Ciertas renuncias personales
pueden ser convenientes y hasta liberadoras para quien las asume, pero dejan un
yermo, un vacío intratable, a quienes le rodean o le suceden en el tiempo.
Claro que, ¿quién puede medir o evaluar las consecuencias de nuestro hacer –o
mejor, de nuestro no-hacer– en el futuro? De manera que a la renuncia le siguen
toda clase de pequeñas compensaciones con que variar o subsanar, siquiera un
ápice, el rumbo establecido. Al final, el conjunto de añadidos corre el riesgo
de desdibujar la abdicación inicial. Por eso decimos que la vida es una suma de
pequeños gestos, de detalles solo en apariencia incongruentes.
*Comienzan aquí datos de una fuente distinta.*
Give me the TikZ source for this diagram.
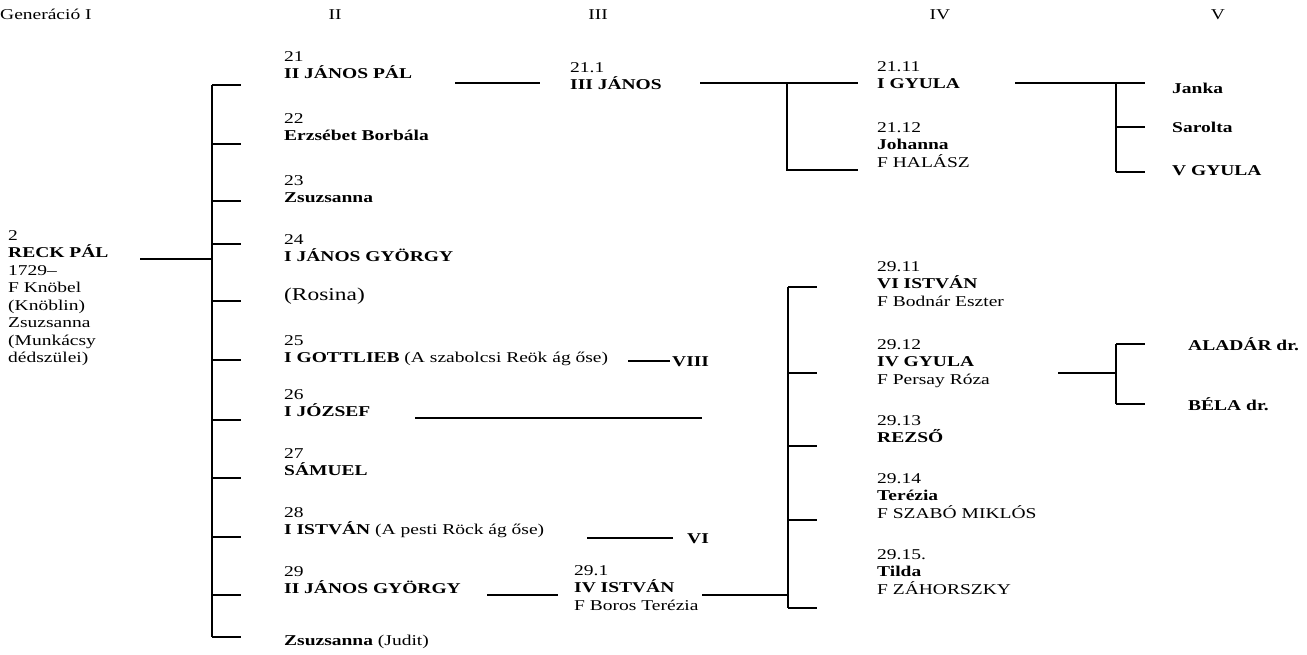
\documentclass[tikz,border=0pt]{standalone}
\usepackage{fontspec}
\setmainfont{Liberation Serif}[FakeStretch=1.3]
\usepackage{tikz}
\tikzset{
	person/.style={anchor=north west, align=left, inner sep=0pt, font=\fontsize{15}{17.5}\selectfont},
	gen/.style={anchor=base, inner sep=0pt, font=\fontsize{15}{17.5}\selectfont},
	kid/.style={anchor=base west, inner sep=0pt, font=\fontsize{15}{17.5}\selectfont\bfseries},
	branch/.style={line width=1.5pt},
}

\begin{document}
\begin{tikzpicture}[x=1pt,y=-1pt]
		\useasboundingbox (0,0) rectangle (1307,655);
		
		% generations
		\node[gen, anchor=base west] (gI) at (0,20) {Generáció I};
		\node[gen] (gII) at (335,20) {II};
		\node[gen] (gIII) at (598,20) {III};
		\node[gen] (gIV) at (940,20) {IV};
		\node[gen] (gV) at (1218,20) {V};
		
		% I
		\node[person] (p2) at (8,230) {2\\\textbf{RECK PÁL}\\1729–\\F Knöbel\\(Knöblin)\\Zsuzsanna\\(Munkácsy\\dédszülei)};
		
		% II
		\node[person] (p21) at (284,51) {21\\\textbf{II JÁNOS PÁL}};
		\node[person] (p22) at (284,113) {22\\\textbf{Erzsébet Borbála}};
		\node[person] (p23) at (284,175) {23\\\textbf{Zsuzsanna}};
		\node[person] (p24) at (284,234) {24\\\textbf{I JÁNOS GYÖRGY}};
		\node[gen, anchor=base west, font=\fontsize{18}{20}\selectfont] (rosina) at (284,301) {(Rosina)};
		\node[person] (p25) at (284,335) {25\\\textbf{I GOTTLIEB} (A szabolcsi Reök ág őse)};
		\node[person] (p26) at (284,389) {26\\\textbf{I JÓZSEF}};
		\node[person] (p27) at (284,448) {27\\\textbf{SÁMUEL}};
		\node[person] (p28) at (284,507) {28\\\textbf{I ISTVÁN} (A pesti Röck ág őse)};
		\node[person] (p29) at (284,566) {29\\\textbf{II JÁNOS GYÖRGY}};
		\node[person] (p2z) at (284,635) {\textbf{Zsuzsanna} (Judit)};
		\node[kid] (viii) at (672,366) {VIII};
		\node[kid] (vi) at (687,543) {VI};
		
		% III
		\node[person] (p211) at (570,62) {21.1\\\textbf{III JÁNOS}};
		\node[person] (p291) at (574,565) {29.1\\\textbf{IV ISTVÁN}\\F Boros Terézia};
		
		% IV
		\node[person] (p2111) at (877,61) {21.11\\\textbf{I GYULA}};
		\node[person] (p2112) at (877,122) {21.12\\\textbf{Johanna}\\F HALÁSZ};
		\node[person] (p2911) at (877,261) {29.11\\\textbf{VI ISTVÁN}\\F Bodnár Eszter};
		\node[person] (p2912) at (877,339) {29.12\\\textbf{IV GYULA}\\F Persay Róza};
		\node[person] (p2913) at (877,415) {29.13\\\textbf{REZSŐ}};
		\node[person] (p2914) at (877,473) {29.14\\\textbf{Terézia}\\F SZABÓ MIKLÓS};
		\node[person] (p2915) at (877,549) {29.15.\\\textbf{Tilda}\\F ZÁHORSZKY};
		
		% V
		\node[kid] (janka) at (1172,94) {Janka};
		\node[kid] (sarolta) at (1172,133) {Sarolta};
		\node[kid] (vgyula) at (1172,176) {V GYULA};
		\node[kid] (aladar) at (1188,350) {ALADÁR dr.};
		\node[kid] (bela) at (1188,410) {BÉLA dr.};
		
		% brackets
		\coordinate (c2) at (140,259);
		\coordinate (b2top) at (212,85);
		\coordinate (b2bot) at (212,637);
		\coordinate (t21) at (241,85);
		\coordinate (t22) at (241,144);
		\coordinate (t23) at (241,201);
		\coordinate (t24) at (241,244);
		\coordinate (tro) at (241,301);
		\coordinate (t25) at (241,360);
		\coordinate (t26) at (241,420);
		\coordinate (t27) at (241,478);
		\coordinate (t28) at (241,537);
		\coordinate (t29) at (241,595);
		\coordinate (t2z) at (241,637);
		\draw[branch] (c2) -- (b2top |- c2);
		\draw[branch] (b2top) -- (b2bot);
		\foreach \t in {t21,t22,t23,t24,tro,t25,t26,t27,t28,t29,t2z}
			\draw[branch] (b2top |- \t) -- (\t);
		
		\coordinate (c21) at (455,83);
		\draw[branch] (c21) -- (540,83);
		\draw[branch] ([xshift=-2pt]viii.west) -- ++(-42,0);
		\coordinate (c26) at (415,418);
		\draw[branch] (c26) -- (702,418);
		\draw[branch] ([xshift=-14pt]vi.west) -- ++(-86,0);
		\coordinate (c29) at (487,595);
		\draw[branch] (c29) -- (558,595);
		
		\coordinate (c211) at (700,83);
		\coordinate (b211) at (787,83);
		\draw[branch] (c211) -- (858,83);
		\draw[branch] (b211) -- (787,170) -- (858,170);
		
		\coordinate (c291) at (702,595);
		\coordinate (b291top) at (788,287);
		\coordinate (b291bot) at (788,608);
		\draw[branch] (c291) -- (b291top |- c291);
		\draw[branch] (b291top) -- (b291bot);
		\foreach \y in {287,373,446,520,608}
			\draw[branch] (788,\y) -- (817,\y);
		
		\coordinate (c2111) at (1015,83);
		\coordinate (b2111) at (1116,83);
		\draw[branch] (c2111) -- (1145,83);
		\draw[branch] (b2111) -- (1116,172);
		\foreach \y in {127,172}
			\draw[branch] (1116,\y) -- (1145,\y);
		
		\coordinate (c2912) at (1058,373);
		\coordinate (b2912top) at (1116,344);
		\coordinate (b2912bot) at (1116,404);
		\draw[branch] (c2912) -- (b2912top |- c2912);
		\draw[branch] (b2912top) -- (b2912bot);
		\foreach \y in {344,404}
			\draw[branch] (1116,\y) -- (1145,\y);
	\end{tikzpicture}
\end{document}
No vemos la dejación
ahí detrás, pero está, existe, alienta desde el hueco mismo que ha dejado igual
que un agujero negro gobierna más allá de su horizonte de sucesos. Y el término
de los astrónomos no puede estar mejor escogido: sí, la renuncia implica
–paradójicamente, acaso– un horizonte de
sucesos, un marco de proyecciones y posibilidades al que no es posible
sustraerse y que da la medida de nuestros pasos, de todo cuanto hacemos y
dejamos de hacer. Pero el problema, para las estrellas vecinas, es que su luz o
su materia no se curven hasta caer en el agujero, no dejarse arrastrar por el
campo gravitatorio del gran hueco.
Los que tenemos hijos sabemos
bien hasta qué punto ciertas renuncias –empezando por las más triviales– pueden
ser un privilegio del que es obligado, a su vez, renunciar, para no interferir en
su desarrollo o reducir el número y la calidad de las herramientas con que han
de entrar en la vida. Dicho crudamente: ellos no tienen la culpa de nuestras
limitaciones. Aunque si algo distingue a los hijos es justamente su destreza
para ubicar la limitación de los padres, su flanco débil, y golpear ahí cuando
es preciso (todo hijo acaba siendo un cuervo para sus padres, al menos por un
instante). ¿Así que, haga lo que haga, está uno condenado a hacerlo mal? En
gran medida, y la única forma de reducir o amortiguar el golpe es mantener
abierto el abanico de vida comunicable, hacer que el aire fluya. They
fuck you up, your mum and
dad. / They may not mean to, but they do, escribía con humor exasperado
Larkin (en la traducción de Francisco Rico: ¡Anda que tus papás bien te jodieron! Queriendo o sin querer, la jorobaron), pero el axioma no está escrito en piedra ni es irrevocable. Hay un
grado de consciencia que supone admitir, sin derrotismos, nuestra naturaleza
falible. Sí, todos nuestros actos, también nuestros no-actos, nuestras dimisiones,
están sujetos a la injerencia de ese trickster
que llevamos dentro y que malogra eso mismo que tratamos de fundar. Somos
nuestro enemigo más íntimo y no obstante, como la paloma de la metáfora
kantiana, sin la fricción y el debate con ese enemigo seríamos muy poco, tal
vez nada. Retirarse, renunciar, significa en el mejor de los casos fundar un
centro invertido, sombrío, que tira de su entorno y lo deforma; en el peor, dejar
un terreno baldío que la maleza inundará muy pronto, hasta asfixiarnos.